I completely failed the Australian Women Writers Challenge this year. I did not read one book by an Australian Woman in 2013. I didn’t avoid books written by Australian women but nothing grabbed me, nothing made me want to pick up a book and stay with it. I did try a few but nothing by a female Australian writer appealed to my reading tastes or mood throughout the year.
Overall I read fewer books by female authors in 2013 than 2012. In 2013 I read 70 books, 5 more that 2012. 52.5 were by male authors, 17.5 were by female authors (The Tilted World was dual authored by a husband and wife). Of the 70 books I read, 10 were by Australian authors, 2 less than 2012. 25% of my reading was by female authors down from 29% in 2012.
So why did I fail? I will readily admit I could have tried harder to read more Australian women writers but there are so many books out there and so many different reasons why you chose to read a particular book at a particular time. One of the issues that I think did play a part was how books are marketed and yes I am a bookseller who does some of the marketing but publishers do have to sell to me too.
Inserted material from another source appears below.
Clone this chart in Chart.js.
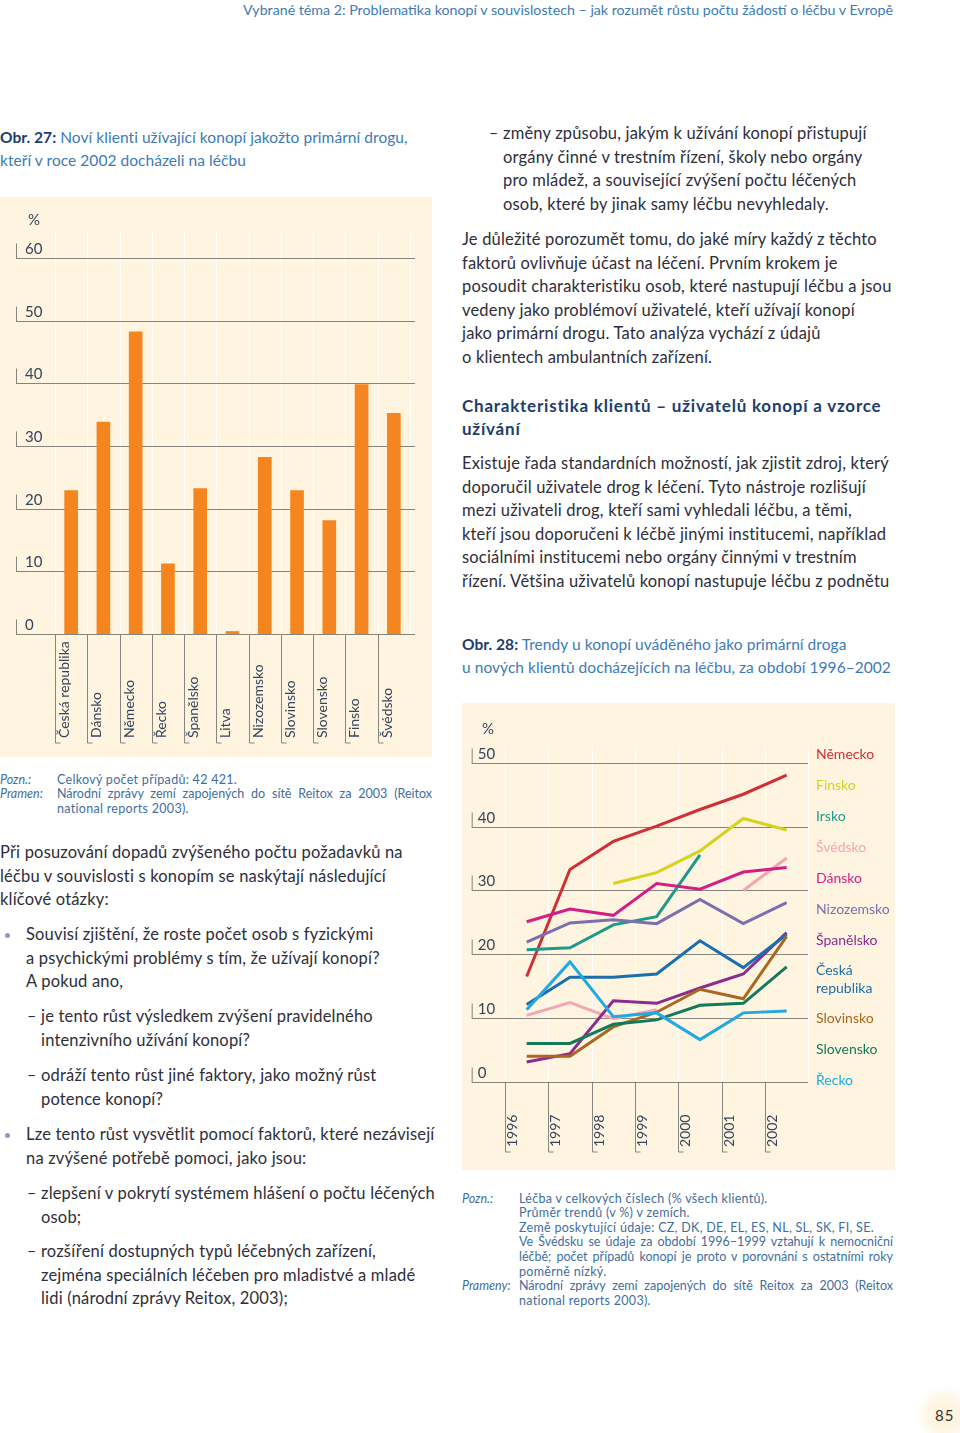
<!DOCTYPE html>
<html lang="cs">
<head>
<meta charset="utf-8">
<script src="https://cdn.jsdelivr.net/npm/chart.js"></script>
<style>
  body { margin: 0; width: 960px; height: 1433px; position: relative; overflow: hidden;
         background: #fff; font-family: Lato, "Noto Sans", sans-serif; color: #2e2e3a; }
  .abs { position: absolute; }
  .t div { height: 23.5px; line-height: 23.5px; white-space: nowrap; font-size: 16.5px; letter-spacing: 0.18px; }
  .cap div { height: 23px; line-height: 23px; white-space: nowrap; font-size: 15.5px; letter-spacing: 0.05px; color: #3c7bb6; }
  .cap b { color: #1d3d6b; }
  .head div { height: 23px; line-height: 23px; white-space: nowrap; font-size: 17px; font-weight: bold; color: #1d3d6b; letter-spacing: 0.78px; }
  .mark { position: absolute; left: -14px; }
  .dot { position: absolute; left: -21px; top: 10px; width: 5px; height: 5px; border-radius: 50%; background: #8e9cc6; }
  .notes { font-size: 12.5px; color: #3f6e9e; letter-spacing: 0.3px; }
  .notes .row { display: flex; height: 14.6px; line-height: 14.6px; }
  .notes .lab { font-style: italic; flex: none; letter-spacing: 0; }
  .notes .txt { white-space: nowrap; }
  .notes .just { text-align: justify; text-align-last: justify; white-space: normal; letter-spacing: 0; }
  .panel { position: absolute; background: #fef4e0; }
  #legend div { font-size: 14px; line-height: 31px; height: 31px; white-space: nowrap; }
</style>
</head>
<body>

<div id="header" class="abs" style="right:67px; top:1px; font-size:14px; line-height:18px; color:#3c7bb6; white-space:nowrap; transform-origin:right center;">Vybrané téma 2: Problematika konopí v souvislostech – jak rozumět růstu počtu žádostí o léčbu v Evropě</div>

<div class="abs cap" style="left:0; top:126px;">
  <div><b>Obr. 27:</b> Noví klienti užívající konopí jakožto primární drogu,</div>
  <div>kteří v roce 2002 docházeli na léčbu</div>
</div>

<div class="panel" style="left:0; top:197px; width:432px; height:560px;">
  <canvas id="barChart" width="432" height="560"></canvas>
</div>

<div class="abs notes" style="left:0; top:772.6px; width:432px;">
  <div class="row"><span class="lab" style="width:57px">Pozn.:</span><span class="txt">Celkový počet případů: 42 421.</span></div>
  <div class="row"><span class="lab" style="width:57px">Pramen:</span><span class="txt just" style="width:375px">Národní zprávy zemí zapojených do sítě Reitox za 2003 (Reitox</span></div>
  <div class="row"><span class="lab" style="width:57px"></span><span class="txt">national reports 2003).</span></div>
</div>

<div class="abs t" style="left:0; top:841px;">
  <div>Při posuzování dopadů zvýšeného počtu požadavků na</div>
  <div>léčbu v souvislosti s konopím se naskýtají následující</div>
  <div>klíčové otázky:</div>
</div>
<div class="abs t" style="left:26px; top:923px;">
  <span class="dot"></span>
  <div>Souvisí zjištění, že roste počet osob s fyzickými</div>
  <div>a psychickými problémy s tím, že užívají konopí?</div>
  <div>A pokud ano,</div>
</div>
<div class="abs t" style="left:41px; top:1005px;">
  <span class="mark">–</span>
  <div>je tento růst výsledkem zvýšení pravidelného</div>
  <div>intenzivního užívání konopí?</div>
</div>
<div class="abs t" style="left:41px; top:1064px;">
  <span class="mark">–</span>
  <div>odráží tento růst jiné faktory, jako možný růst</div>
  <div>potence konopí?</div>
</div>
<div class="abs t" style="left:26px; top:1123px;">
  <span class="dot"></span>
  <div>Lze tento růst vysvětlit pomocí faktorů, které nezávisejí</div>
  <div>na zvýšené potřebě pomoci, jako jsou:</div>
</div>
<div class="abs t" style="left:41px; top:1182px;">
  <span class="mark">–</span>
  <div>zlepšení v pokrytí systémem hlášení o počtu léčených</div>
  <div>osob;</div>
</div>
<div class="abs t" style="left:41px; top:1240px;">
  <span class="mark">–</span>
  <div>rozšíření dostupných typů léčebných zařízení,</div>
  <div>zejména speciálních léčeben pro mladistvé a mladé</div>
  <div>lidi (národní zprávy Reitox, 2003);</div>
</div>

<div class="abs t" style="left:503px; top:122px;">
  <span class="mark">–</span>
  <div>změny způsobu, jakým k užívání konopí přistupují</div>
  <div>orgány činné v trestním řízení, školy nebo orgány</div>
  <div>pro mládež, a související zvýšení počtu léčených</div>
  <div>osob, které by jinak samy léčbu nevyhledaly.</div>
</div>
<div class="abs t" style="left:462px; top:228px;">
  <div>Je důležité porozumět tomu, do jaké míry každý z těchto</div>
  <div>faktorů ovlivňuje účast na léčení. Prvním krokem je</div>
  <div>posoudit charakteristiku osob, které nastupují léčbu a jsou</div>
  <div>vedeny jako problémoví uživatelé, kteří užívají konopí</div>
  <div>jako primární drogu. Tato analýza vychází z údajů</div>
  <div>o klientech ambulantních zařízení.</div>
</div>
<div class="abs head" style="left:462px; top:393.5px;">
  <div>Charakteristika klientů – uživatelů konopí a vzorce</div>
  <div>užívání</div>
</div>
<div class="abs t" style="left:462px; top:452px;">
  <div>Existuje řada standardních možností, jak zjistit zdroj, který</div>
  <div>doporučil uživatele drog k léčení. Tyto nástroje rozlišují</div>
  <div>mezi uživateli drog, kteří sami vyhledali léčbu, a těmi,</div>
  <div>kteří jsou doporučeni k léčbě jinými institucemi, například</div>
  <div>sociálními institucemi nebo orgány činnými v trestním</div>
  <div>řízení. Většina uživatelů konopí nastupuje léčbu z podnětu</div>
</div>
<div class="abs cap" style="left:462px; top:632.5px;">
  <div><b>Obr. 28:</b> Trendy u konopí uváděného jako primární droga</div>
  <div>u nových klientů docházejících na léčbu, za období 1996–2002</div>
</div>

<div class="panel" style="left:462px; top:703px; width:433px; height:467px;">
  <canvas id="lineChart" width="433" height="467"></canvas>
  <div id="legend" class="abs" style="left:354px; top:34.5px;"></div>
</div>

<div class="abs notes" style="left:462px; top:1191.7px; width:432px;">
  <div class="row"><span class="lab" style="width:57px">Pozn.:</span><span class="txt">Léčba v celkových číslech (% všech klientů).</span></div>
  <div class="row"><span class="lab" style="width:57px"></span><span class="txt">Průměr trendů (v %) v zemích.</span></div>
  <div class="row"><span class="lab" style="width:57px"></span><span class="txt">Země poskytující údaje: CZ, DK, DE, EL, ES, NL, SL, SK, FI, SE.</span></div>
  <div class="row"><span class="lab" style="width:57px"></span><span class="txt just" style="width:374px">Ve Švédsku se údaje za období 1996–1999 vztahují k nemocniční</span></div>
  <div class="row"><span class="lab" style="width:57px"></span><span class="txt just" style="width:374px">léčbě; počet případů konopí je proto v porovnání s ostatními roky</span></div>
  <div class="row"><span class="lab" style="width:57px"></span><span class="txt">poměrně nízký.</span></div>
  <div class="row"><span class="lab" style="width:57px">Prameny:</span><span class="txt just" style="width:374px">Národní zprávy zemí zapojených do sítě Reitox za 2003 (Reitox</span></div>
  <div class="row"><span class="lab" style="width:57px"></span><span class="txt">national reports 2003).</span></div>
</div>

<div class="abs" style="left:915px; top:1385px; width:60px; height:60px; border-radius:50%;
     background: radial-gradient(circle, #fdf0d6 0%, rgba(253,240,214,0.6) 40%, rgba(255,255,255,0) 70%);"></div>
<div class="abs" style="left:935px; top:1405px; font-size:15px; line-height:20px; color:#333; letter-spacing:1px;">85</div>

<script>
// Obr. 27 – noví klienti (konopí jako primární droga), 2002, %
const barCategories = ['Česká republika', 'Dánsko', 'Německo', 'Řecko', 'Španělsko', 'Litva',
                       'Nizozemsko', 'Slovinsko', 'Slovensko', 'Finsko', 'Švédsko'];
const barValues = [22.9, 33.8, 48.2, 11.2, 23.2, 0.4, 28.2, 22.9, 18.1, 39.8, 35.2];
const barTicks = [0, 10, 20, 30, 40, 50, 60];

// Obr. 28 – trendy 1996–2002, %
const years = ['1996', '1997', '1998', '1999', '2000', '2001', '2002'];
const lineTicks = [0, 10, 20, 30, 40, 50];
const nemecko    = [16.5, 33.3, 37.7, 40.1, 42.7, 45.1, 48.1];
const finsko     = [null, null, 31.1, 32.8, 36.2, 41.3, 39.5];
const irsko      = [20.7, 21.0, 24.6, 25.9, 35.6, null, null];
const svedsko    = [10.4, 12.4, 9.9, 11.3, null, 30.0, 35.1];
const dansko     = [25.1, 27.1, 26.1, 31.1, 30.2, 32.9, 33.6];
const nizozemsko = [21.9, 24.9, 25.4, 24.8, 28.6, 24.8, 28.1];
const spanelsko  = [3.1, 4.4, 12.7, 12.3, 14.7, 16.9, 23.4];
const ceska      = [12.1, 16.4, 16.4, 16.9, 22.1, 17.9, 23.1];
const slovinsko  = [4.0, 4.0, 8.6, 10.9, 14.5, 13.0, 22.8];
const slovensko  = [6.0, 6.0, 9.0, 9.7, 12.0, 12.3, 18.0];
const recko      = [11.3, 18.8, 10.2, 10.8, 6.6, 10.8, 11.1];

const seriesNames  = ['Německo', 'Finsko', 'Irsko', 'Švédsko', 'Dánsko', 'Nizozemsko',
                      'Španělsko', 'Česká republika', 'Slovinsko', 'Slovensko', 'Řecko'];
const seriesValues = [nemecko, finsko, irsko, svedsko, dansko, nizozemsko,
                      spanelsko, ceska, slovinsko, slovensko, recko];
const seriesColors = ['#cf2f36', '#d6d21e', '#1e9a8c', '#f2a7b4', '#d21f86', '#7b70ad',
                      '#8b2c8e', '#1a6fae', '#a9671f', '#147a5c', '#22a9e2'];

const GRID = '#86867f';
const LABEL = '#34445e';

// gridlines, y labels with little brackets, rotated x labels – the page style
function decor(cfg) {
    return {
        id: 'decor',
        beforeDatasetsDraw(chart) {
            const { ctx, chartArea: a, scales: { x, y } } = chart;
            const labels = chart.data.labels;
            const band = (a.right - a.left) / labels.length;
            ctx.save();

            // faint band separators in the background
            ctx.strokeStyle = 'rgba(255,255,255,0.85)';
            ctx.lineWidth = 1;
            for (let i = 0; i <= labels.length; i++) {
                const bx = Math.round(a.left + i * band) + 0.5;
                ctx.beginPath();
                ctx.moveTo(bx, cfg.sepTop);
                ctx.lineTo(bx, a.bottom);
                ctx.stroke();
            }

            ctx.font = '15px Lato';
            ctx.textBaseline = 'middle';
            ctx.textAlign = 'left';
            cfg.ticks.forEach(t => {
                const py = Math.round(y.getPixelForValue(t)) + 0.5;
                ctx.strokeStyle = GRID;
                ctx.lineWidth = 1.2;
                ctx.beginPath();
                ctx.moveTo(cfg.gridLeft, py);
                ctx.lineTo(cfg.gridRight, py);
                ctx.stroke();
                ctx.lineWidth = 1;
                ctx.beginPath();
                ctx.moveTo(cfg.gridLeft + 0.5, py);
                ctx.lineTo(cfg.gridLeft + 0.5, py - 15);
                ctx.stroke();
                ctx.fillStyle = LABEL;
                ctx.fillText(String(t), cfg.gridLeft + cfg.labelGap, py - 9);
            });
            ctx.fillText('%', cfg.pctX, cfg.pctY);

            ctx.font = '14px Lato';
            labels.forEach((lab, i) => {
                const bx = Math.round(x.getPixelForValue(i) - band / 2) + 0.5;
                ctx.strokeStyle = GRID;
                ctx.lineWidth = 1;
                ctx.beginPath();
                ctx.moveTo(bx, a.bottom);
                ctx.lineTo(bx, cfg.bracketBottom);
                ctx.lineTo(bx + 5, cfg.bracketBottom);
                ctx.stroke();
                ctx.save();
                ctx.translate(bx + cfg.labelDx, cfg.labelBottom);
                ctx.rotate(-Math.PI / 2);
                ctx.fillStyle = LABEL;
                ctx.fillText(lab, 0, 0);
                ctx.restore();
            });
            ctx.restore();
        }
    };
}

new Chart(document.getElementById('barChart').getContext('2d'), {
    type: 'bar',
    data: {
        labels: barCategories,
        datasets: [{
            data: barValues,
            backgroundColor: '#f5861f',
            barThickness: 13
        }]
    },
    options: {
        responsive: false,
        animation: false,
        layout: { padding: { left: 55, right: 22, top: 61, bottom: 123 } },
        plugins: { legend: { display: false }, tooltip: { enabled: false } },
        scales: {
            x: { display: false },
            y: { display: false, min: 0, max: 60 }
        }
    },
    plugins: [decor({
        ticks: barTicks, gridLeft: 16, gridRight: 415, labelGap: 9,
        pctX: 28, pctY: 23, sepTop: 35,
        bracketBottom: 546, labelBottom: 541, labelDx: 9
    })]
});

new Chart(document.getElementById('lineChart').getContext('2d'), {
    type: 'line',
    data: {
        labels: years,
        datasets: seriesNames.map((name, i) => ({
            label: name,
            data: seriesValues[i],
            borderColor: seriesColors[i],
            borderWidth: 3,
            pointRadius: 0,
            tension: 0,
            spanGaps: false
        })).reverse()
    },
    options: {
        responsive: false,
        animation: false,
        layout: { padding: { left: 43, right: 86.7, top: 60, bottom: 88.3 } },
        plugins: { legend: { display: false }, tooltip: { enabled: false } },
        scales: {
            x: { display: false, offset: true },
            y: { display: false, min: 0, max: 50 }
        }
    },
    plugins: [decor({
        ticks: lineTicks, gridLeft: 9.7, gridRight: 346, labelGap: 6,
        pctX: 20, pctY: 26, sepTop: 43,
        bracketBottom: 449, labelBottom: 444, labelDx: 7
    })]
});

// legend as coloured names, same order as in the figure
const legend = document.getElementById('legend');
seriesNames.forEach((name, i) => {
    const d = document.createElement('div');
    d.style.color = seriesColors[i];
    if (name.includes(' ')) {
        d.innerHTML = name.replace(' ', '<br>');
        d.style.lineHeight = '18px';
        d.style.height = '47px';
        d.style.paddingTop = '6px';
        d.style.boxSizing = 'border-box';
    } else {
        d.textContent = name;
    }
    legend.appendChild(d);
});

// squeeze the running header to its printed width
const header = document.getElementById('header');
header.style.transform = 'scaleX(' + (650 / header.scrollWidth) + ')';
</script>
</body>
</html>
One of the reasons initiatives like the Australian Women Writers Challenge and The Stella Prize was started was because of the lack of review coverage and recognition by literary awards of books by Australian female writers. However I think that while some books are marketed along gender lines this problem will not go away. Marketing affects reviewers and prize judges just as much as it does readers.
Not all books are marketed along gender lines but there are many good books that a publisher will choose to aim at a specific gender which does create a barrier towards readers of the non-targeted gender. Gender-ed marketing is most notably done through cover design. The cover is the first impression a book buyer has of a book and while we shouldn’t judge a book by its cover it does have so much influence on the first opinion of a book. A book cover can communicate many things to a reader. It can signify genre, subject, tone and can skew towards one gender or the other. (And stickers from Women’s magazines on the covers only exacerbate the problem.)
But in saying all this it is still ultimately my choice what I read. I would like my reading to be more gender balanced and I would like to read more Australian books. But ultimately I am going to read what grabs me regardless of gender and nationality.
I won’t be doing the Australian Women Writers Challenge in 2014 but I will continue to keep track of my reading to see how, where and why it changes.